Não podemos nos omitir diante da tentativa de “legalização” dessa remuneração injustificável aos bancos. Essa tentativa já foi feita pelo BC em 2017, quando enviou ao Congresso o PL 9.248/2017, projeto de um único artigo que cria a figura do “depósito voluntário remunerado”. Tal projeto está parado, por pressão de diversas entidades da sociedade civil, inclusive a Confederação Nacional das Indústrias (CNI), que manifestou-se em defesa da indústria nacional, setor que tem encolhido de forma preocupante, aprofundando o desemprego no país, principalmente por causa das exorbitantes taxas de juros de mercado praticadas no Brasil, as quais decorrem justamente da escassez de moeda gerada pela esterilização de recursos, que ficam depositados no BC, sendo diariamente remunerados, em vez de serem disponibilizados para empréstimos a juros acessíveis.
Sob a propaganda da “Independência do BC”, se tenta novamente “legalizar” o mecanismo de remuneração diária da sobra de caixa dos bancos. Pretende-se “legalizar” também a utilização de derivativos (swap) como instrumento de política cambial.

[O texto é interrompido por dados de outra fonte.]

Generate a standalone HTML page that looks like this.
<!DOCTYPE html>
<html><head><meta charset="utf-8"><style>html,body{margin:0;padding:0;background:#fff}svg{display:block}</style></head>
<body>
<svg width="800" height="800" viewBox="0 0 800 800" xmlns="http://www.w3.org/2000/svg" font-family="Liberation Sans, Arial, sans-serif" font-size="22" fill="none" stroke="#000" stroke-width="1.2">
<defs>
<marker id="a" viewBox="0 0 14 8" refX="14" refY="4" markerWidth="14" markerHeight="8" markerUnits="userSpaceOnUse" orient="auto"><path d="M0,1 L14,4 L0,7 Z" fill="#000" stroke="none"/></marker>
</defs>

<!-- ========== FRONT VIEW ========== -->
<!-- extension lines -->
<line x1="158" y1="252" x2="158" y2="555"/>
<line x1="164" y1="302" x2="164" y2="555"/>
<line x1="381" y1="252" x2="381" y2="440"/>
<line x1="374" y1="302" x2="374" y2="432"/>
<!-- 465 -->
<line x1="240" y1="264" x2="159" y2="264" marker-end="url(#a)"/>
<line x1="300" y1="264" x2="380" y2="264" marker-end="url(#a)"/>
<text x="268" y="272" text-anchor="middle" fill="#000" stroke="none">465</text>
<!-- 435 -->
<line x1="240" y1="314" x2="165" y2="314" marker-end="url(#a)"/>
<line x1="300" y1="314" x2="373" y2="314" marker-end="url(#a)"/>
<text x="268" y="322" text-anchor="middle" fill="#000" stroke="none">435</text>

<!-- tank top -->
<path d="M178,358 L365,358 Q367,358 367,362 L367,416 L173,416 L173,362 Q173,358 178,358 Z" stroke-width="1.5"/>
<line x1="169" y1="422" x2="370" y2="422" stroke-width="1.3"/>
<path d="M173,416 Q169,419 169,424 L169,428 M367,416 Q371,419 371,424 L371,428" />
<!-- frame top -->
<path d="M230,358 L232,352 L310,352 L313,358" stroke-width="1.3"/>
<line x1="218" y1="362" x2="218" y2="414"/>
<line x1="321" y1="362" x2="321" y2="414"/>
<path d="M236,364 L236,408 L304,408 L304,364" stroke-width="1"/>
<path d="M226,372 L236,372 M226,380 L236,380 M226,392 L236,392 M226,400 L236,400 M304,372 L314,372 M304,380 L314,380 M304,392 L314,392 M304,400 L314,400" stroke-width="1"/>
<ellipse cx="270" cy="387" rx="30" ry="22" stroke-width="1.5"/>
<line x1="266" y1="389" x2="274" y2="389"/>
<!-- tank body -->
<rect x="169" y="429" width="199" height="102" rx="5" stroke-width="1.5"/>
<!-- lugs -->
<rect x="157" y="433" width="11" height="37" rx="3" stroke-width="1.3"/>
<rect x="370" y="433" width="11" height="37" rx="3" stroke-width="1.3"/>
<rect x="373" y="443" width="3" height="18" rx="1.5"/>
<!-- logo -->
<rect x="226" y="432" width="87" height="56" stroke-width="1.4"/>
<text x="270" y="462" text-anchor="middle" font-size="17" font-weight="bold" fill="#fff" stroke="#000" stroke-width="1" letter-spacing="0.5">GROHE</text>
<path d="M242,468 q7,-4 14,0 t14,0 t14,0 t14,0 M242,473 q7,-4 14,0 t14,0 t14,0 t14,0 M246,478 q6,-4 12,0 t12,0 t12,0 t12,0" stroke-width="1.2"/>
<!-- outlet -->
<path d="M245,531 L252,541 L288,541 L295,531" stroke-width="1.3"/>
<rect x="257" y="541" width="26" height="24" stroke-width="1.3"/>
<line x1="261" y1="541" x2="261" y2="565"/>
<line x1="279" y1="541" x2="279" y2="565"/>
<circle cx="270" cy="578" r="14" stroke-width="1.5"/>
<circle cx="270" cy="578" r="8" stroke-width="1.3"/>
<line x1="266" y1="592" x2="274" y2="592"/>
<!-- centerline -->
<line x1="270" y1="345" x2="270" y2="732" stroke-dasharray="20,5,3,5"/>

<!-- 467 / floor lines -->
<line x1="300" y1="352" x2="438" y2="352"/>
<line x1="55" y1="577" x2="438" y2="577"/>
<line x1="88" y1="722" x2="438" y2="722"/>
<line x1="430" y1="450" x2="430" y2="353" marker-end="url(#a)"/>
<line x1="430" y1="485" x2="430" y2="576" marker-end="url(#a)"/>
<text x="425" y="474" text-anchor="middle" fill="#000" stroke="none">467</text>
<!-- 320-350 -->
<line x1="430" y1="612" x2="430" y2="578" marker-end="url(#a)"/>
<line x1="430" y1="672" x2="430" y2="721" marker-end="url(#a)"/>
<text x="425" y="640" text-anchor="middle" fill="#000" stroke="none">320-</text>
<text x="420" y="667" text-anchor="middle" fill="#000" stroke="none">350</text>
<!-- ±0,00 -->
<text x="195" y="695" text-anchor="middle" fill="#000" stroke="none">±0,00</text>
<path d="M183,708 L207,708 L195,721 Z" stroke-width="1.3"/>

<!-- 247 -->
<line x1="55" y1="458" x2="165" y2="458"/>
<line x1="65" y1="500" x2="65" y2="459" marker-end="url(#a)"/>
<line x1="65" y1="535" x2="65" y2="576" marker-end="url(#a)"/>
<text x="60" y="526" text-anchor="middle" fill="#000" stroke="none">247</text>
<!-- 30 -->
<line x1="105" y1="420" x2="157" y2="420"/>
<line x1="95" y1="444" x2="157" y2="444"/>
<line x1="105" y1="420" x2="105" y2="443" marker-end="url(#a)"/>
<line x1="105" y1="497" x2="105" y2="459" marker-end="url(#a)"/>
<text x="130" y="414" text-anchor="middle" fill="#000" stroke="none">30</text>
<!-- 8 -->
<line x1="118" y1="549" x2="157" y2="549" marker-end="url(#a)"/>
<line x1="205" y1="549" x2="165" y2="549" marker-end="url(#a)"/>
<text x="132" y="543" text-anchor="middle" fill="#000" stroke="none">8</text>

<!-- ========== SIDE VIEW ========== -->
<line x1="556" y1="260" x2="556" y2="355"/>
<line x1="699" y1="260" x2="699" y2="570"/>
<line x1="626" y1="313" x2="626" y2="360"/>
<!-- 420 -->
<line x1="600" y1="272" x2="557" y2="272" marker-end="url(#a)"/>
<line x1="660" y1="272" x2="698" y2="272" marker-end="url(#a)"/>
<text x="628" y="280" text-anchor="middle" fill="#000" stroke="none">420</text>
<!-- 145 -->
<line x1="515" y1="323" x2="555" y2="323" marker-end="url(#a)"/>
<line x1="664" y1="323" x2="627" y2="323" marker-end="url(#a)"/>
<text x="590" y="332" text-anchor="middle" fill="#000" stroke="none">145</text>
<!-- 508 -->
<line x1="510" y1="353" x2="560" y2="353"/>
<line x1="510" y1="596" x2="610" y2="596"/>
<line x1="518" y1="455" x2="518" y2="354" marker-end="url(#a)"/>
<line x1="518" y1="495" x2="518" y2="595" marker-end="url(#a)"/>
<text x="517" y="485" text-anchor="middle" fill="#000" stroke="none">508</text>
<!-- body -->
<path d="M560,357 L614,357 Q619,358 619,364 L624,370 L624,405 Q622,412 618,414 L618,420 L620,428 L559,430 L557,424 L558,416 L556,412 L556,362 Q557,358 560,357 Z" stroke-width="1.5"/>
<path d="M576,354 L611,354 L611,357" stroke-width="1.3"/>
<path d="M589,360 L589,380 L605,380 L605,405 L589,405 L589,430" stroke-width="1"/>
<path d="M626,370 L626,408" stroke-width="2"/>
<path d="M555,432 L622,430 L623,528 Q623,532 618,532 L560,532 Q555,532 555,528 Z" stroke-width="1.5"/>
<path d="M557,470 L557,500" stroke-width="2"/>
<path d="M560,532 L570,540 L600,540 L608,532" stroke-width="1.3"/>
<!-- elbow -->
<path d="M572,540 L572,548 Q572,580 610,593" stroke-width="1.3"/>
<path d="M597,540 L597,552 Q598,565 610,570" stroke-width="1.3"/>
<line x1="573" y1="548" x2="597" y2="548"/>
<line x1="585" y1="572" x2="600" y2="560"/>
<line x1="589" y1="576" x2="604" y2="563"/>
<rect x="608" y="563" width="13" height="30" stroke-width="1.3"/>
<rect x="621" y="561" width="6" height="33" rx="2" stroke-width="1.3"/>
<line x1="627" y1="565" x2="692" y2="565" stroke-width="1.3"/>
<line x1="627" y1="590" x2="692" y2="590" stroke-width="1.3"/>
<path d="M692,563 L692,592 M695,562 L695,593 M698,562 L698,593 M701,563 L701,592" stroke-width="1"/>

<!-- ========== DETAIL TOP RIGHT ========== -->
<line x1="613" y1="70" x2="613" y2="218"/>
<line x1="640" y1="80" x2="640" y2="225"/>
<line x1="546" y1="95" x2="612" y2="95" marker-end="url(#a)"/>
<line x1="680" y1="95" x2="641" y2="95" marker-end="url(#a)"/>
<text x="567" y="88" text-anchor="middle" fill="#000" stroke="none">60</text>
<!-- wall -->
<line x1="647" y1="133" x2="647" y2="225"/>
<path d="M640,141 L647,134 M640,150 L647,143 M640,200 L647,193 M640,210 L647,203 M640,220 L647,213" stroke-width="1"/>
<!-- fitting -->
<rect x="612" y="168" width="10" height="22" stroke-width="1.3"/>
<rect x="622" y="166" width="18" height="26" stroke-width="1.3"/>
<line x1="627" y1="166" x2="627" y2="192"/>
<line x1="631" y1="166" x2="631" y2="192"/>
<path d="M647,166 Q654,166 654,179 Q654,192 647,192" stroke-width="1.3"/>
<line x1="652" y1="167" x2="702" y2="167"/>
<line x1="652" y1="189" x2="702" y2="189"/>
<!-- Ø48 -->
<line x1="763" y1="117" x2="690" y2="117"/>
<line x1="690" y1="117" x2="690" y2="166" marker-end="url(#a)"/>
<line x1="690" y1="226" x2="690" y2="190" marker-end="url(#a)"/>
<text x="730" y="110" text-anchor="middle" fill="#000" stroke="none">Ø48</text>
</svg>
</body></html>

Tais contratos sigilosos já foram repudiados até em representação do TCU, conforme TC-012.015/2003-0, e têm provocado prejuízos de dezenas de bilhões de reais, que são pagos por toda a sociedade.
Tais mecanismos transferem recursos públicos em montantes exorbitantes aos bancos, aumentam a dívida pública e provocam recessão econômica para a economia real, tal como ocorrido nessa grave crise que enfrentamos desde 2015. Tudo isso restará impune e inalcançável pelas leis do país, caso venham a ser aprovados os projetos em questão.
O funcionamento distorcido do BC por meio desses mecanismos citados tem afrontado o art. 192 da Constituição Federal, segundo o qual “O sistema financeiro nacional, estruturado de forma a promover o desenvolvimento equilibrado do País e a servir aos interesses da coletividade, em todas as partes que o compõem, abrangendo as cooperativas de crédito, será regulado por leis complementares que disporão, inclusive, sobre a participação do capital estrangeiro nas instituições que o integram.”
O que precisamos é de um Banco Central conectado à nação e a serviço dos interesses da coletividade, como diz a Constituição, atuando de forma transparente e ética, e não de forma opaca, sigilosa e independente, acima de tudo e de todos, como pretendem os projetos que estão para ser votados no Congresso Nacional.
Diante do exposto, inspirados nas diversas manifestações do Papa Francisco por um funcionamento ético e humanizado da economia e suas instituições, manifestamos publicamente a nossa posição contrária aos projetos PLP 112/2019 e PLP 19/2019, e apelamos à consciência dos senhores e senhoras parlamentares para que rejeitem tais projetos de “independência do BC”, tendo em vista os imensos riscos que tais projetos representam para o país, e abram franco e aberto debate sobre o tema.